> Material for this exercise
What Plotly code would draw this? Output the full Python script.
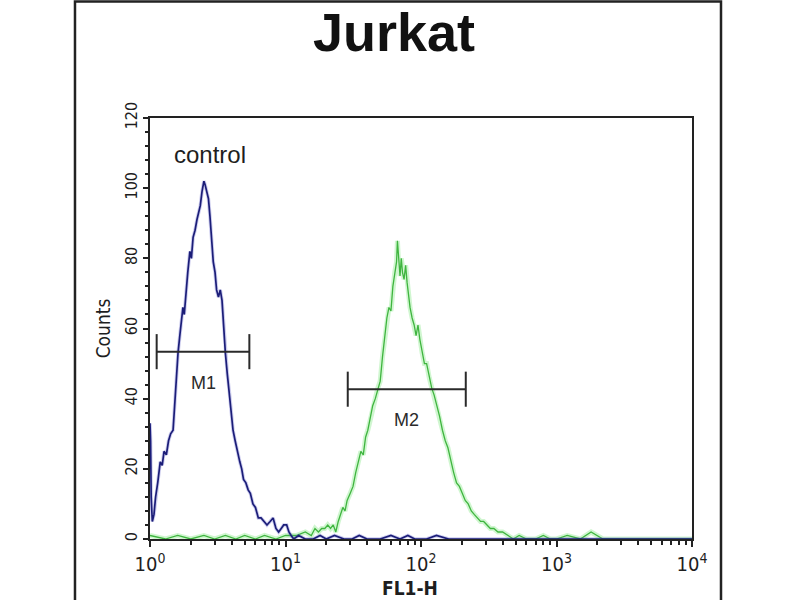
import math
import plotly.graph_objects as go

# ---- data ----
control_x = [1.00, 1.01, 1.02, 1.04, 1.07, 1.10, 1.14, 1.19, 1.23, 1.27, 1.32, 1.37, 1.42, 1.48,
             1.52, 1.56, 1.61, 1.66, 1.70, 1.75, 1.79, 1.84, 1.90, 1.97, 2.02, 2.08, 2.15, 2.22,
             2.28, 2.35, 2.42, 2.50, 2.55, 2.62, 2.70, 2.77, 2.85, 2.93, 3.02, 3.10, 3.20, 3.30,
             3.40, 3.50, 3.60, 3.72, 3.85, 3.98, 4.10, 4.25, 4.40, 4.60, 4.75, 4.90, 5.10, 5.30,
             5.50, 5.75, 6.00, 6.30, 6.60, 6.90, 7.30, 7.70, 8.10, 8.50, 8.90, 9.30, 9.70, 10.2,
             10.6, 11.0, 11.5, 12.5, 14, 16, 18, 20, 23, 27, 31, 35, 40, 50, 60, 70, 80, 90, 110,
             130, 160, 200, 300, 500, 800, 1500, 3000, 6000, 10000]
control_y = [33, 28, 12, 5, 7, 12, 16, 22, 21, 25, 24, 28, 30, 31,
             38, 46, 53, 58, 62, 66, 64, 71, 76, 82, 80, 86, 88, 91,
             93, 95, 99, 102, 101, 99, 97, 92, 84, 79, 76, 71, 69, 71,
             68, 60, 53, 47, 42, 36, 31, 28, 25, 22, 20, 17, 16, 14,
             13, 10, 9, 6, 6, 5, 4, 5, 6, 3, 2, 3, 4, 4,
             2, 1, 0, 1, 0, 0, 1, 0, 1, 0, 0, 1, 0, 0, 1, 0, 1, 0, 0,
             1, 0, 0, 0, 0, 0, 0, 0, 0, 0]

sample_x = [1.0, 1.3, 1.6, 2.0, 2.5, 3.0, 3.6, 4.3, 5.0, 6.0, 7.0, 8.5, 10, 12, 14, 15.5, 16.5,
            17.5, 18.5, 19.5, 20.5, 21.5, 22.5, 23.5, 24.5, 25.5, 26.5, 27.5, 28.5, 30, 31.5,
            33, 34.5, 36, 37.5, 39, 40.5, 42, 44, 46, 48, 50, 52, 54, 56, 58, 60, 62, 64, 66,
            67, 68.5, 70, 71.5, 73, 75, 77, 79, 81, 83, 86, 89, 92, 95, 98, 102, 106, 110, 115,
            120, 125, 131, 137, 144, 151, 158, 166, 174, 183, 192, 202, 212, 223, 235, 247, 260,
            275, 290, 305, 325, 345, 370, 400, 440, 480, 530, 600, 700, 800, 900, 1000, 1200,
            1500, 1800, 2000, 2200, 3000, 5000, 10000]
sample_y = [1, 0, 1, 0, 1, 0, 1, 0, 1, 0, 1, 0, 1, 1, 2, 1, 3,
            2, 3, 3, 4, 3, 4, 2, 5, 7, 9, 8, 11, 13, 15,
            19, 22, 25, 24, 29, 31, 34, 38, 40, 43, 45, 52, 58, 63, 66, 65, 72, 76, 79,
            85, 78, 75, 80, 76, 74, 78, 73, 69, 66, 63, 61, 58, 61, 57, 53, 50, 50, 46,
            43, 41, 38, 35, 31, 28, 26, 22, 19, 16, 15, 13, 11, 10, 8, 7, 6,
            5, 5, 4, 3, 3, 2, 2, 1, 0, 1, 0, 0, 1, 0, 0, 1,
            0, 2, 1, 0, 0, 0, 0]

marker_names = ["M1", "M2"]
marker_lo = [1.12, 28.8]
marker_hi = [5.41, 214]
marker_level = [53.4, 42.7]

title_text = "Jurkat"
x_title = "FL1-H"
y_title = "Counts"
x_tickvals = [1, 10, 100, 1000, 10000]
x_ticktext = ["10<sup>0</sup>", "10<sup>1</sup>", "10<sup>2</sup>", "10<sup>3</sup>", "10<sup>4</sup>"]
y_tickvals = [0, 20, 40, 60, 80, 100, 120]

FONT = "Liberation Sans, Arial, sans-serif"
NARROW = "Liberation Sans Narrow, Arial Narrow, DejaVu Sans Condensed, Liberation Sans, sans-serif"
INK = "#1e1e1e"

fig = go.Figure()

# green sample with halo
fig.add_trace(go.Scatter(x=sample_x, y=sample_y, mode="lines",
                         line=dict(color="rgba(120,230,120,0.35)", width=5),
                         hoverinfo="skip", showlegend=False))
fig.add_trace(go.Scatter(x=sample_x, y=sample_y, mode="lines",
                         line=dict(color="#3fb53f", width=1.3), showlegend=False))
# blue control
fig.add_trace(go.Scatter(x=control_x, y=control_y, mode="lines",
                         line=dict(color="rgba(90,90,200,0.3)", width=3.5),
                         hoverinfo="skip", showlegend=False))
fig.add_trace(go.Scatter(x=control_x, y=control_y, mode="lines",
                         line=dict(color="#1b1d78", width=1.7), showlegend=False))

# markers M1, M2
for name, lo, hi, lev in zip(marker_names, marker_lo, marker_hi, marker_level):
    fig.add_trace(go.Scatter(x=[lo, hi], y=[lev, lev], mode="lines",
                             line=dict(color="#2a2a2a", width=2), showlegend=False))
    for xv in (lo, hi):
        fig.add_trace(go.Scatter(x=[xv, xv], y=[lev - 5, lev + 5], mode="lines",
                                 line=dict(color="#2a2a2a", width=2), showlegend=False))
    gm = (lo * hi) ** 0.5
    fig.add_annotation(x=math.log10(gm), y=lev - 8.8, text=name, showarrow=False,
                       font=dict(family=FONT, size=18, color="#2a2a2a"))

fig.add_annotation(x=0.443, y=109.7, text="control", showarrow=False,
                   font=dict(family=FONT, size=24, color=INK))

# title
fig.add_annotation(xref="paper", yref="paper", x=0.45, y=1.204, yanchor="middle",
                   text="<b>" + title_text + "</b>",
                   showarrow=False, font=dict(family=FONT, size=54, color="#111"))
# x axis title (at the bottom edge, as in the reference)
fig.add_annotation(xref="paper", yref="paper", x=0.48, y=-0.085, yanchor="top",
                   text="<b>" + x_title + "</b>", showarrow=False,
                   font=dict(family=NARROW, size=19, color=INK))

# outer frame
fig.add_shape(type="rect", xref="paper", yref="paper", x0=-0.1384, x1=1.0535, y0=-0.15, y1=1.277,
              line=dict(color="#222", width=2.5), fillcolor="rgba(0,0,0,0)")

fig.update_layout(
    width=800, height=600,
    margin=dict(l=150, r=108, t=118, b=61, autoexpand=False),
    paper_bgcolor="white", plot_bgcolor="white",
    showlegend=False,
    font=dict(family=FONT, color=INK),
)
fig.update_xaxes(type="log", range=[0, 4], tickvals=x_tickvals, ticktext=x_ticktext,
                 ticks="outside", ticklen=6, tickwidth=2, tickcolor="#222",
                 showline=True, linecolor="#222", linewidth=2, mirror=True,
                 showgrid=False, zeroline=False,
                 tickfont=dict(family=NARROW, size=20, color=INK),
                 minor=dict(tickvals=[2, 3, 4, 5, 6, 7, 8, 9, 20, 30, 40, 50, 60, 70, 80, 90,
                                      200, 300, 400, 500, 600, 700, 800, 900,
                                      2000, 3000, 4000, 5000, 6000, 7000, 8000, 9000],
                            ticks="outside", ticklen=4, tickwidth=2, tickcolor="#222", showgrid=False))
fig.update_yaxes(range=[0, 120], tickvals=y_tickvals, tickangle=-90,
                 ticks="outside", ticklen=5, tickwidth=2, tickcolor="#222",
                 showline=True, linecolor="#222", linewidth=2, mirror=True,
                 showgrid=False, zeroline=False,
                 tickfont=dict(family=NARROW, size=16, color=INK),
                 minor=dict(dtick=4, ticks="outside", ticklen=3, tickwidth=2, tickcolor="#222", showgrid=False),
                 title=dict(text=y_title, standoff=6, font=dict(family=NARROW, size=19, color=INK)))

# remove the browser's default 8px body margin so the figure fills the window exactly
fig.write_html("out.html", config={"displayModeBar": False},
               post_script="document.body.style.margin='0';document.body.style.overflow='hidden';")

---

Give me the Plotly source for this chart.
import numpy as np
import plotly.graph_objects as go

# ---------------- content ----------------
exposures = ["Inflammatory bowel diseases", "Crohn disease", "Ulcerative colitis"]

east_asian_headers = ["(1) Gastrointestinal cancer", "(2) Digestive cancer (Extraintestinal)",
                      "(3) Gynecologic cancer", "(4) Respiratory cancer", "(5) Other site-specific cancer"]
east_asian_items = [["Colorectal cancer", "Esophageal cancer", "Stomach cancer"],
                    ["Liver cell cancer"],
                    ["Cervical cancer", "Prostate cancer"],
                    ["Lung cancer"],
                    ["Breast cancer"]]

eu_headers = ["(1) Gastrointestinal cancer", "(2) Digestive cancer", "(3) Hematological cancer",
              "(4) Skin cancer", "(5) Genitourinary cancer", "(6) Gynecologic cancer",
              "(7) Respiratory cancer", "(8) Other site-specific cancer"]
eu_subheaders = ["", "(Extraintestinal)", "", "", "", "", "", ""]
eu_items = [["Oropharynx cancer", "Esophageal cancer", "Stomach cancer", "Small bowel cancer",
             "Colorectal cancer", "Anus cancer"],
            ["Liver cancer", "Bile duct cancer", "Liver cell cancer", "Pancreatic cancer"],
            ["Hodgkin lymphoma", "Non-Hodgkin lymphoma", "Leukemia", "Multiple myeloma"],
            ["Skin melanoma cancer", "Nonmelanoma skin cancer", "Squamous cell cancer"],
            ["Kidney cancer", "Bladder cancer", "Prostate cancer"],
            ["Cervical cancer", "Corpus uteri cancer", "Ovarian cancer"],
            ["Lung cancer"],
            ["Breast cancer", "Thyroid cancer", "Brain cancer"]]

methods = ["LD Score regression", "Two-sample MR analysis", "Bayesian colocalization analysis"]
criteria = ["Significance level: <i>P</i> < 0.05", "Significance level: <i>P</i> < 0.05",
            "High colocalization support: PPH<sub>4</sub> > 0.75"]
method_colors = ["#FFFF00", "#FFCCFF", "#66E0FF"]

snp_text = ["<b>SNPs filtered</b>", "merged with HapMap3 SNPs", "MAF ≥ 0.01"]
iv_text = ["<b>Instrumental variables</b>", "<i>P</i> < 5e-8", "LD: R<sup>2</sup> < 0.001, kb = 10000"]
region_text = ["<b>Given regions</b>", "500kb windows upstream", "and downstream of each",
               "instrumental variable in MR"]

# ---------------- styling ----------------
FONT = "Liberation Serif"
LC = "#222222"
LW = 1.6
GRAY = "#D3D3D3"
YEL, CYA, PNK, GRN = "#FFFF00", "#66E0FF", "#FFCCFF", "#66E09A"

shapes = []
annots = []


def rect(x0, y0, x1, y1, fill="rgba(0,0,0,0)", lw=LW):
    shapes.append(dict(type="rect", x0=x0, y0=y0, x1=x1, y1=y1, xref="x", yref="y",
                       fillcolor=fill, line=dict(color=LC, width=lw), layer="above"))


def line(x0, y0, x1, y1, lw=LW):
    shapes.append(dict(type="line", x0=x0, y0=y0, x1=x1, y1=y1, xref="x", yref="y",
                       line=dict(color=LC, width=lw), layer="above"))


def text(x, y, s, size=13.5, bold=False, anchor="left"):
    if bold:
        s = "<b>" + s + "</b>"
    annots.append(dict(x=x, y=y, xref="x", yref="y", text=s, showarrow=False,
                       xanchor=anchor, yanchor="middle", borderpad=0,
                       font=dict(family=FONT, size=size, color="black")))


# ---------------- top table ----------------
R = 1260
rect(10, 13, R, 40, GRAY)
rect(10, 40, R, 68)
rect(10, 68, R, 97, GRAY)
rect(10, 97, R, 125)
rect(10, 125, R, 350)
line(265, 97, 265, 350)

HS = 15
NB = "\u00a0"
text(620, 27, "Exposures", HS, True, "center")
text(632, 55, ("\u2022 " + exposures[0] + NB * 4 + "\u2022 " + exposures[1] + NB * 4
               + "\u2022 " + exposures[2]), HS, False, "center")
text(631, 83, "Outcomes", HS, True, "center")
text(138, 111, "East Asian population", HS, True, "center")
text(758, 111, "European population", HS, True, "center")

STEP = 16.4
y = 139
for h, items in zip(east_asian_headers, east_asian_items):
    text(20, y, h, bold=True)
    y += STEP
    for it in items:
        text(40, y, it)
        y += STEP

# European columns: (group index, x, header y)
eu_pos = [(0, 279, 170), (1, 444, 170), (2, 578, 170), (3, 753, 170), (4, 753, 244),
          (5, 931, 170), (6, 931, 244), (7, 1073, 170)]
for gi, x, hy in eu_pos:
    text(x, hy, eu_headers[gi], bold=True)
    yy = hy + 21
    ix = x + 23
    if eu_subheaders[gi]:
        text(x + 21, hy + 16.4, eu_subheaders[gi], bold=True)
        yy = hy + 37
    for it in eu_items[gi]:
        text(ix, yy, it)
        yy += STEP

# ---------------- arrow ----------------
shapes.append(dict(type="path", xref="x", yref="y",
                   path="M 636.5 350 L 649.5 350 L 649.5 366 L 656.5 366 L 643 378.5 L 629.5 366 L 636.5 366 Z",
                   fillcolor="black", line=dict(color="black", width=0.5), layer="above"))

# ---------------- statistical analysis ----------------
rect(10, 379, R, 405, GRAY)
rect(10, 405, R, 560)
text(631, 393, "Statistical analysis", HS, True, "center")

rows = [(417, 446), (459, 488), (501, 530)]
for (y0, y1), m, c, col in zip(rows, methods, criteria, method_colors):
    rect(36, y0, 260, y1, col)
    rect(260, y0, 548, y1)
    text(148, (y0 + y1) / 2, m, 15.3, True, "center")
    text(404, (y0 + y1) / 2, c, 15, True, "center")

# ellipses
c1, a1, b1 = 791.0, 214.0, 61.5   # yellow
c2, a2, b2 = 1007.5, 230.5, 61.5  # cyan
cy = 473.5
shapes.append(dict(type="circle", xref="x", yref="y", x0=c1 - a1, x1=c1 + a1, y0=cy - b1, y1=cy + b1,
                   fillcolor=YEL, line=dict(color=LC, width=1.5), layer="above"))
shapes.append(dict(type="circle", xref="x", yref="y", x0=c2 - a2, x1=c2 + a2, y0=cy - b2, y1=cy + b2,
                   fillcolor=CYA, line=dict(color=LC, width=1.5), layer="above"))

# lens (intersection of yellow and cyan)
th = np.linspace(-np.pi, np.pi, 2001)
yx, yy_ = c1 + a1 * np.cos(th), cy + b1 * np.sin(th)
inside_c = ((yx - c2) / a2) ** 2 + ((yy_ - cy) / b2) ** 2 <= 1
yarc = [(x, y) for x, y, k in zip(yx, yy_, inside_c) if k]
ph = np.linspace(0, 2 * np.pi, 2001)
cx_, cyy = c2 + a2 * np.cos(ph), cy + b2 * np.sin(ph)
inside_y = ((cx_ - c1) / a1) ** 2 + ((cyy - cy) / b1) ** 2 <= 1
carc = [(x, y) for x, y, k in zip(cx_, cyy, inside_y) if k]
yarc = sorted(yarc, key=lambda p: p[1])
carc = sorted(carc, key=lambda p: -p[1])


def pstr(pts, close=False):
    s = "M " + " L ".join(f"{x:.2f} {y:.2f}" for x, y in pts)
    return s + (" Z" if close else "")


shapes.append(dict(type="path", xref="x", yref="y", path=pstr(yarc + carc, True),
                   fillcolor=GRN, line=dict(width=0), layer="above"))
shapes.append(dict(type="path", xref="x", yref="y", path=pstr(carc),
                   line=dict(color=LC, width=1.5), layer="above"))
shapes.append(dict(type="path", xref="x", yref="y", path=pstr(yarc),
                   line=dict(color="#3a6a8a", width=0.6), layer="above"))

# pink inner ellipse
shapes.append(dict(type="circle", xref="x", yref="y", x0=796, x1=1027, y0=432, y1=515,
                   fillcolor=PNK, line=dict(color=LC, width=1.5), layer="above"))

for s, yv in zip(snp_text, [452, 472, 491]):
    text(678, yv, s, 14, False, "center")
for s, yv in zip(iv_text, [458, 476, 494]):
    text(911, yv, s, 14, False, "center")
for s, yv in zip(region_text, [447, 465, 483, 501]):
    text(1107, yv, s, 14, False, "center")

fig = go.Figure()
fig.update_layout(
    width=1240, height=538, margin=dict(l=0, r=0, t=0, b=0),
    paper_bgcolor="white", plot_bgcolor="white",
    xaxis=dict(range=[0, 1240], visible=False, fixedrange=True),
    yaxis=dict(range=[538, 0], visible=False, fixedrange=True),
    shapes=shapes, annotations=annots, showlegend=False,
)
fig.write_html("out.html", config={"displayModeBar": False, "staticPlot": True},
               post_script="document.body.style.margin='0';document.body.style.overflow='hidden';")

> Your objective
With the pictures removed from your copy, retype the lines above from the one that contains "What Plotly code" through the one that contains "1, 0, 0, 0, 0, 0, 0, 0, 0, 0]", exactly.

> Worked answer
What Plotly code would draw this? Output the full Python script.
import math
import plotly.graph_objects as go

# ---- data ----
control_x = [1.00, 1.01, 1.02, 1.04, 1.07, 1.10, 1.14, 1.19, 1.23, 1.27, 1.32, 1.37, 1.42, 1.48,
             1.52, 1.56, 1.61, 1.66, 1.70, 1.75, 1.79, 1.84, 1.90, 1.97, 2.02, 2.08, 2.15, 2.22,
             2.28, 2.35, 2.42, 2.50, 2.55, 2.62, 2.70, 2.77, 2.85, 2.93, 3.02, 3.10, 3.20, 3.30,
             3.40, 3.50, 3.60, 3.72, 3.85, 3.98, 4.10, 4.25, 4.40, 4.60, 4.75, 4.90, 5.10, 5.30,
             5.50, 5.75, 6.00, 6.30, 6.60, 6.90, 7.30, 7.70, 8.10, 8.50, 8.90, 9.30, 9.70, 10.2,
             10.6, 11.0, 11.5, 12.5, 14, 16, 18, 20, 23, 27, 31, 35, 40, 50, 60, 70, 80, 90, 110,
             130, 160, 200, 300, 500, 800, 1500, 3000, 6000, 10000]
control_y = [33, 28, 12, 5, 7, 12, 16, 22, 21, 25, 24, 28, 30, 31,
             38, 46, 53, 58, 62, 66, 64, 71, 76, 82, 80, 86, 88, 91,
             93, 95, 99, 102, 101, 99, 97, 92, 84, 79, 76, 71, 69, 71,
             68, 60, 53, 47, 42, 36, 31, 28, 25, 22, 20, 17, 16, 14,
             13, 10, 9, 6, 6, 5, 4, 5, 6, 3, 2, 3, 4, 4,
             2, 1, 0, 1, 0, 0, 1, 0, 1, 0, 0, 1, 0, 0, 1, 0, 1, 0, 0,
             1, 0, 0, 0, 0, 0, 0, 0, 0, 0]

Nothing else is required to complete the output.